BLOGGER TEMPLATES AND TWITTER BACKGROUNDS »

Friday, February 19, 2010

that day will come

[759pm] there will come a day when we will bump into each other. there will maybe even come a day when we can be cordial to one another. and maybe not you but i do look forward to those days. the days when i know that drama no longer exists. the days that i know that all bad has been put behind us. at some point we were OK and then it became a bitter battle between what you could call mortal enemies. i don't want to be best friends because i already have one of those as do so many other people out there. but what i do want is for everyone to be adults. no matter what age I'm sure we've considered ourselves to be quite grown but not this is for real. lives hang in the balance! i love my life and I'm sure you love yours but its not about us. to many times with anything I've gone through my temptation almost wins me over. to many times i written messages and deleted them because i know they would go unanswered. now no one can look at me as twisted or whatever word suits them best. because if they only knew the real situation they would understand my inner pain. the pain i felt for myself has diminished the pain i have now is for the ones i love the most. the ones who deserve to be a part of someone else so special.

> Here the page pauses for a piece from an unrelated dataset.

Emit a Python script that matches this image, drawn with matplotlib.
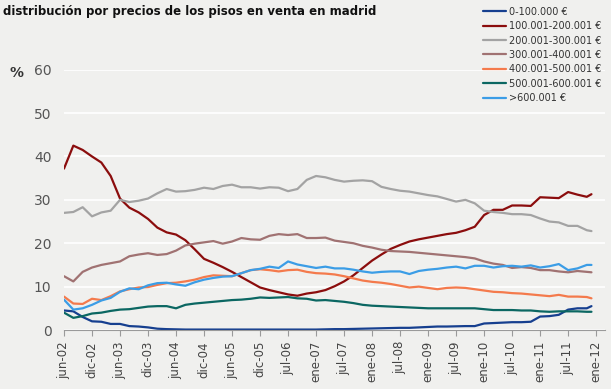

hate hate hate hate hate is all i could think but now all i can do is hope hope hope hope that things will change for the better. maybe you will reach out and say let it end because so much is being missed. we can't be mortal enemies if i extend my ears to listen, my mind to understand, my heart to feel, and my hand to welcome you in. there are other people besides me who feel the same. I'm always a message away and so are they. whatever bad blood there is i remember once being told by someone and hopefully the words are right but "don't let whatever problems we have affect ... being that I'm with him...." we've all said things to people but can we take our own advice. its hard and I'll admit it sometimes i won't even take my own advice.

in ending be wise people about the decisions you make. they don't just affect you they also affect the ones you love and the ones you use to love.